▶ [What this task involves]: From the listing below, pick out each line with the word "matplotlib".

▶ [Information provided]:
-- START --
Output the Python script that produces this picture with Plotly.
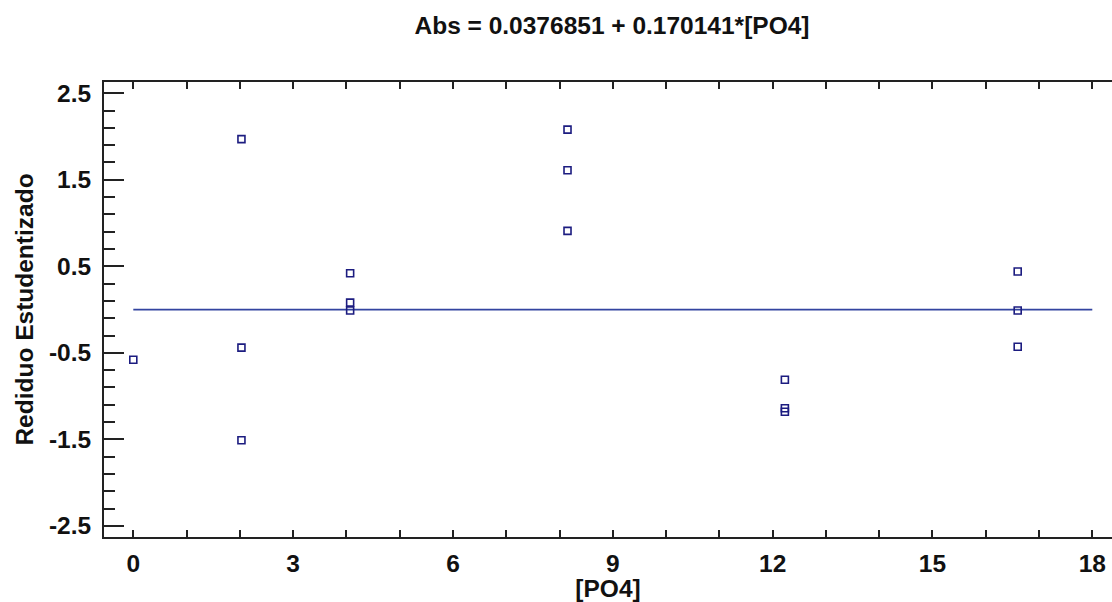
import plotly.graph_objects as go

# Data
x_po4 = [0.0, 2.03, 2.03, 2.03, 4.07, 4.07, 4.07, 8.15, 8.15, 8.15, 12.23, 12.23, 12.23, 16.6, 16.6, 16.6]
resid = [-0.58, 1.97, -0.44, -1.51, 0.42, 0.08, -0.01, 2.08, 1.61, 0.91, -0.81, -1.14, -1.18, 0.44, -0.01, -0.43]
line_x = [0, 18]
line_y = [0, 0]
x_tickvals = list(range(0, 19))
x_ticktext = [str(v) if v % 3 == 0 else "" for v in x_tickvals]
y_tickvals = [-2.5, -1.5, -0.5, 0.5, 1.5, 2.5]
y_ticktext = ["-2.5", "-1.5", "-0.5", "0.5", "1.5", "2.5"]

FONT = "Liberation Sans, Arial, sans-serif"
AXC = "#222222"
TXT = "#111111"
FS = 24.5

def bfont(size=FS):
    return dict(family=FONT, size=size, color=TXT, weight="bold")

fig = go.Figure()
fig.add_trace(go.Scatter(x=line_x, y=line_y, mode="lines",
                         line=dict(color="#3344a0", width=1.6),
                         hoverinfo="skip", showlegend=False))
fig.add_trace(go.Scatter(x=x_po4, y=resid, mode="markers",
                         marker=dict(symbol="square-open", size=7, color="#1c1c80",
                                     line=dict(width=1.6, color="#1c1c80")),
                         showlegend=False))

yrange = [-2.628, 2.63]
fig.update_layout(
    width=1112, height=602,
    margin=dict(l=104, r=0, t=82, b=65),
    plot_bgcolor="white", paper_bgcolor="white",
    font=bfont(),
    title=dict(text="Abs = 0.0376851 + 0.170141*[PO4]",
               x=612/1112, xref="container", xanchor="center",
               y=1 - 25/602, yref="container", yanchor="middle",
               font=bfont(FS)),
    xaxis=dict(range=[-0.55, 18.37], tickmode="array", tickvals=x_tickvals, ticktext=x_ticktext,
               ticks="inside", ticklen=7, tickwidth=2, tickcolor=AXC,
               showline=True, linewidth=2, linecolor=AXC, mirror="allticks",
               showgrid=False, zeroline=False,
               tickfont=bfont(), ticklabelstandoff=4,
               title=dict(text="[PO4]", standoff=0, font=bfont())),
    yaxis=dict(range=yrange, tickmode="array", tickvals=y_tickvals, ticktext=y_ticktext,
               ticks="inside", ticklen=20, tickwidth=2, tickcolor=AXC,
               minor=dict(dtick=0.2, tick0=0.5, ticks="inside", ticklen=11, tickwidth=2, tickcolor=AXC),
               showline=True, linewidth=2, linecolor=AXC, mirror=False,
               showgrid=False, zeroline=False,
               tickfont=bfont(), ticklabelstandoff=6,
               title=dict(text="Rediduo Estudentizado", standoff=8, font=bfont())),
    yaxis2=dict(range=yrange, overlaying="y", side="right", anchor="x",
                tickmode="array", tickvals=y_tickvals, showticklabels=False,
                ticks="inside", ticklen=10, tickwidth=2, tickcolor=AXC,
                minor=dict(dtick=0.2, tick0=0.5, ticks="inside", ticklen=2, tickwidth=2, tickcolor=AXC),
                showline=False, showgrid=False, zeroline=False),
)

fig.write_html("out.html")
-- END --
-- START --
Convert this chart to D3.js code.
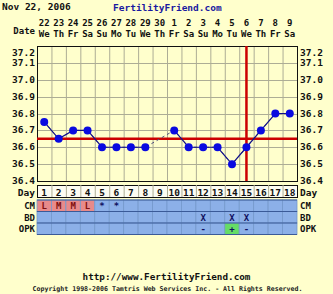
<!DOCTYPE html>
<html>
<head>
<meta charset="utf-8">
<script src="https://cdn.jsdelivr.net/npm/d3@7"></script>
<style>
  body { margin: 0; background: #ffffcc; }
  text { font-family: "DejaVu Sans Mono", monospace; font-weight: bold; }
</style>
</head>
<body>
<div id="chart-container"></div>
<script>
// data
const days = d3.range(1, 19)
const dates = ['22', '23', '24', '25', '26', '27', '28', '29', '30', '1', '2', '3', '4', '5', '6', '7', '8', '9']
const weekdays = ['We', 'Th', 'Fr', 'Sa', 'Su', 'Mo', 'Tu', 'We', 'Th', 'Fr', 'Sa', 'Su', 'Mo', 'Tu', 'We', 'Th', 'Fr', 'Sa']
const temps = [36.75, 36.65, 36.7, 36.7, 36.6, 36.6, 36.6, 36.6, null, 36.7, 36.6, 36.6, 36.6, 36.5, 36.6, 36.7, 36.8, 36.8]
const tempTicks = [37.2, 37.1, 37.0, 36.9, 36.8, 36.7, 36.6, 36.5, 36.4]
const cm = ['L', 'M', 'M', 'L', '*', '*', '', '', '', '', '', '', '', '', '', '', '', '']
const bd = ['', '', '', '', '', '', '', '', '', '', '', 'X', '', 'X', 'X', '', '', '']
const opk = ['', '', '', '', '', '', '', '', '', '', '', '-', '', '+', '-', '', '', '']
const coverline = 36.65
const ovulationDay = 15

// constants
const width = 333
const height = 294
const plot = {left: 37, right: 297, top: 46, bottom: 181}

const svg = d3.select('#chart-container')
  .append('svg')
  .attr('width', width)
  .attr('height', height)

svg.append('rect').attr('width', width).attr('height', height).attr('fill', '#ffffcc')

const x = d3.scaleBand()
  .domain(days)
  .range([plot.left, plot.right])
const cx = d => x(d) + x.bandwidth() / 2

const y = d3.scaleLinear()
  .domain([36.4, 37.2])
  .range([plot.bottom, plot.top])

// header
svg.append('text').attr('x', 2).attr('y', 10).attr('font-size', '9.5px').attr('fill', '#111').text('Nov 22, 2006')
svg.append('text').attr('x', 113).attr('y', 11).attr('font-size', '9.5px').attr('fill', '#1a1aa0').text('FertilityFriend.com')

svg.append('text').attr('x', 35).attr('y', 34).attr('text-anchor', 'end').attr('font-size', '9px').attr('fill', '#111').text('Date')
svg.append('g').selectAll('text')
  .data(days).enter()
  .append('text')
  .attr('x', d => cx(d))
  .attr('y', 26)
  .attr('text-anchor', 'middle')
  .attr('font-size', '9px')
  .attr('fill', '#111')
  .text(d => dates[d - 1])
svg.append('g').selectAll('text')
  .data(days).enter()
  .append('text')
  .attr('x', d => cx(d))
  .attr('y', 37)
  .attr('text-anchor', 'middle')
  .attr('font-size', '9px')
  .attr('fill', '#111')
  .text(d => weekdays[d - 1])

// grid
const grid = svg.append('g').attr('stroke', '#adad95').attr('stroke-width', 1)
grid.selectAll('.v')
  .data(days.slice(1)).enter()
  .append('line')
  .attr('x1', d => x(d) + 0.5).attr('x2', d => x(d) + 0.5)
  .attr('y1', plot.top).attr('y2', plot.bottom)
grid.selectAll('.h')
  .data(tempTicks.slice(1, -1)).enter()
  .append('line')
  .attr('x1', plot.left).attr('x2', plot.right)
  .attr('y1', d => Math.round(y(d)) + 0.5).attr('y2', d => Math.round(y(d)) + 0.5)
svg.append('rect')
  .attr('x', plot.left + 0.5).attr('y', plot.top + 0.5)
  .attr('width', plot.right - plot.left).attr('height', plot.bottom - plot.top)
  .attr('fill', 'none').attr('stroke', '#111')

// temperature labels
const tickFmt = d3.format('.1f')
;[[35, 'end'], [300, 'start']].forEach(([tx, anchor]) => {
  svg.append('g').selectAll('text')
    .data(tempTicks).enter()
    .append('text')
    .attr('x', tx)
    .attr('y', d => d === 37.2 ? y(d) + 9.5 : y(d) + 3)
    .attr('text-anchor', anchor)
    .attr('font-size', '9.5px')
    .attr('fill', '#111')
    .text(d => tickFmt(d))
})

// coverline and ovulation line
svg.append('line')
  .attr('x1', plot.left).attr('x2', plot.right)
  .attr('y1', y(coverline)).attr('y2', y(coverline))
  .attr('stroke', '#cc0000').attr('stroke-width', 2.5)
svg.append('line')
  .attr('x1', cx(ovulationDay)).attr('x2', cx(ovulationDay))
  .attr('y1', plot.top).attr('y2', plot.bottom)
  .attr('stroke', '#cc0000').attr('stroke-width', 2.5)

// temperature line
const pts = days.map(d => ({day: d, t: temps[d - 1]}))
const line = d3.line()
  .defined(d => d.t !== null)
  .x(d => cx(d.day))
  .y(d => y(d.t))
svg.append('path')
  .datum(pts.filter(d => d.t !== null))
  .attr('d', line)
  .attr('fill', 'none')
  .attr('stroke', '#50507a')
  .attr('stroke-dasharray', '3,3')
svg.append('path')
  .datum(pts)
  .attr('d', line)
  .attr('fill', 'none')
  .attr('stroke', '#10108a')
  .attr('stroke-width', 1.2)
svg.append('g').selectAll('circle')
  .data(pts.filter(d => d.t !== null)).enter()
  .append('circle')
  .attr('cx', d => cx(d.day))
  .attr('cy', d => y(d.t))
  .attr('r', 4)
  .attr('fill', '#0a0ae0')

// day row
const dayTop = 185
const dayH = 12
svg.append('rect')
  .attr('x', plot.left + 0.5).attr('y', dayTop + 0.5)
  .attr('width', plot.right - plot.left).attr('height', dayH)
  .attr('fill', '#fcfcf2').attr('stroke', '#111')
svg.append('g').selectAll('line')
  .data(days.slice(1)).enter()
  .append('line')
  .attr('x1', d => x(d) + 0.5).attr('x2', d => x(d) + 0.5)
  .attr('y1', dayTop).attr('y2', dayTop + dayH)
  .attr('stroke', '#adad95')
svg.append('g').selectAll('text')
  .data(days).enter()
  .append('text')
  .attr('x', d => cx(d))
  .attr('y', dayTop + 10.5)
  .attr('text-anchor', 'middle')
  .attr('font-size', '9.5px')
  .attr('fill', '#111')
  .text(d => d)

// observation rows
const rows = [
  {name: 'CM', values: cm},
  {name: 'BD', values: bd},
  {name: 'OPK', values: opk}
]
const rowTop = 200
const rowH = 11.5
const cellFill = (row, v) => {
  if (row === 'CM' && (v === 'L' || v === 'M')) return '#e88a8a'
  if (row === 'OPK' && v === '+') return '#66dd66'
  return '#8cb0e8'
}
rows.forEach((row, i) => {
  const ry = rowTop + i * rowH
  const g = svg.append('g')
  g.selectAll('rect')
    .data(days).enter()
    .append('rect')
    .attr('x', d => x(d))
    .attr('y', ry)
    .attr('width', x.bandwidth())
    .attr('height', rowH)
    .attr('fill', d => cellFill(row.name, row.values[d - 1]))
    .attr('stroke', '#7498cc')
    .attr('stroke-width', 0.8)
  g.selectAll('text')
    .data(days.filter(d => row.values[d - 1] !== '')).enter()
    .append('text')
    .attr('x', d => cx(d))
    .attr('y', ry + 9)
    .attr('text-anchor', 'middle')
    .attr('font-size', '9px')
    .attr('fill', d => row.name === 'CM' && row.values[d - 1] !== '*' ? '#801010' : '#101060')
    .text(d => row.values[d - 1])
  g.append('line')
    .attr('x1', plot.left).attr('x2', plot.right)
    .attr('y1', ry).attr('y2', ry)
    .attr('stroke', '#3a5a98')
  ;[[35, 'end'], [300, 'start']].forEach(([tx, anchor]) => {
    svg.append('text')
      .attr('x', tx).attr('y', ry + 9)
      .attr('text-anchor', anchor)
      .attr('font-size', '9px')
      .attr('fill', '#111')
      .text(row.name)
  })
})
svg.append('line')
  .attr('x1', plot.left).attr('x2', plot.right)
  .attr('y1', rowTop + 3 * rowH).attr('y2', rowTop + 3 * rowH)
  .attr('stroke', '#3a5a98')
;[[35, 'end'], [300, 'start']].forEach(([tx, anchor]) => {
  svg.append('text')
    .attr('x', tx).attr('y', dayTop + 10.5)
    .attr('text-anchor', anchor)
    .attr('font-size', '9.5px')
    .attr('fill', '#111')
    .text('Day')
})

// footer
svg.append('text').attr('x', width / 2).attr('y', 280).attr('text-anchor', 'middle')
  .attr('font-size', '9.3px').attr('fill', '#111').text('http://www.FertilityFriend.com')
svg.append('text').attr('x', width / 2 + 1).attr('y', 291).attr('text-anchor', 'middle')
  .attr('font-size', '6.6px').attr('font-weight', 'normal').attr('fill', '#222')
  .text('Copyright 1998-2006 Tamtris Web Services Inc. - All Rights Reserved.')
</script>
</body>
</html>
-- END --
-- START --
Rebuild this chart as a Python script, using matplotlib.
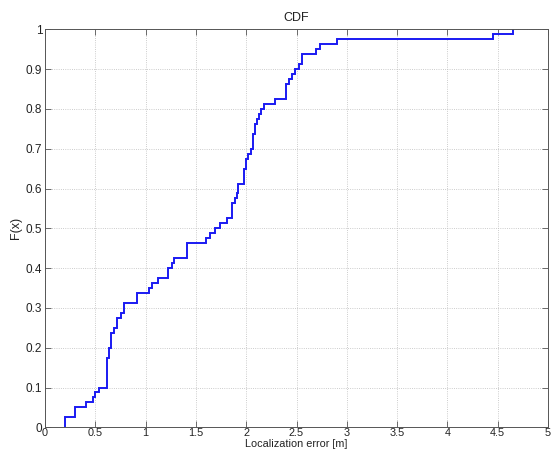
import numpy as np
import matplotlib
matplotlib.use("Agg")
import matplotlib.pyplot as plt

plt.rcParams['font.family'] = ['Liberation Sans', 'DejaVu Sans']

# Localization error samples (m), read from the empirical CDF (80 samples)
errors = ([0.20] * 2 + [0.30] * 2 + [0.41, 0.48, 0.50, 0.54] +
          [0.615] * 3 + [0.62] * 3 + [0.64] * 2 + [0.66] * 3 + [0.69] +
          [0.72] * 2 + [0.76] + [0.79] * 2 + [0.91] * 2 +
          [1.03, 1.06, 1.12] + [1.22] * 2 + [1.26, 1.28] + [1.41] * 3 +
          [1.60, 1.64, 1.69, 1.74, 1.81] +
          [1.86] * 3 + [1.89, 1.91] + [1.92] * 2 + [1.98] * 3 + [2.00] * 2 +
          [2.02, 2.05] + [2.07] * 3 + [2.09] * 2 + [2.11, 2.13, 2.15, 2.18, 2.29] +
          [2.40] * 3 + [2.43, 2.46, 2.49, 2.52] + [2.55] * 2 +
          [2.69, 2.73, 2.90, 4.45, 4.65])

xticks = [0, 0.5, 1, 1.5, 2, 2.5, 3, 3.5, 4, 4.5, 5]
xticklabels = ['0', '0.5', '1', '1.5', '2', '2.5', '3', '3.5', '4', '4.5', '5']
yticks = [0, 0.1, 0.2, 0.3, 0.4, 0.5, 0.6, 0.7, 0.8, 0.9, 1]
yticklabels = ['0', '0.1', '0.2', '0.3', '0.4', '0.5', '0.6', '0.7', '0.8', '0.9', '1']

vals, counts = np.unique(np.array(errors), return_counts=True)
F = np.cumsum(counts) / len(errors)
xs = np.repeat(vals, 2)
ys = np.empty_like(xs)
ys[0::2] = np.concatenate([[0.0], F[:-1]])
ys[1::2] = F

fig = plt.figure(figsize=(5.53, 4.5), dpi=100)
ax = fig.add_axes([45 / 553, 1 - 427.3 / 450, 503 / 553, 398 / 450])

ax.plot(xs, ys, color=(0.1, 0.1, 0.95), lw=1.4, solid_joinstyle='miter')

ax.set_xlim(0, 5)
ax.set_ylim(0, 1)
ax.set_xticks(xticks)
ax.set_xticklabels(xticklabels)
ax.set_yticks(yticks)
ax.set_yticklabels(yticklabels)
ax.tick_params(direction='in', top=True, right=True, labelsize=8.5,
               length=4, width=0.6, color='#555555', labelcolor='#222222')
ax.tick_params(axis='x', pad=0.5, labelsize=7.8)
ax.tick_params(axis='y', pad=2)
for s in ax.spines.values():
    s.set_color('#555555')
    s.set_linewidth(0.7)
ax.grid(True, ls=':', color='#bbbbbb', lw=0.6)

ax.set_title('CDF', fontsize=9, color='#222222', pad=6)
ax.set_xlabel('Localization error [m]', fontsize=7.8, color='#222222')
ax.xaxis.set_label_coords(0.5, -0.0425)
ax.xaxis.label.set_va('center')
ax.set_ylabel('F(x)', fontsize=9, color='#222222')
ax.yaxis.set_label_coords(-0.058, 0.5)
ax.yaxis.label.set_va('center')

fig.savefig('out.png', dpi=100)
-- END --
▶ [Full answer]:
Rebuild this chart as a Python script, using matplotlib.
import matplotlib
matplotlib.use("Agg")
import matplotlib.pyplot as plt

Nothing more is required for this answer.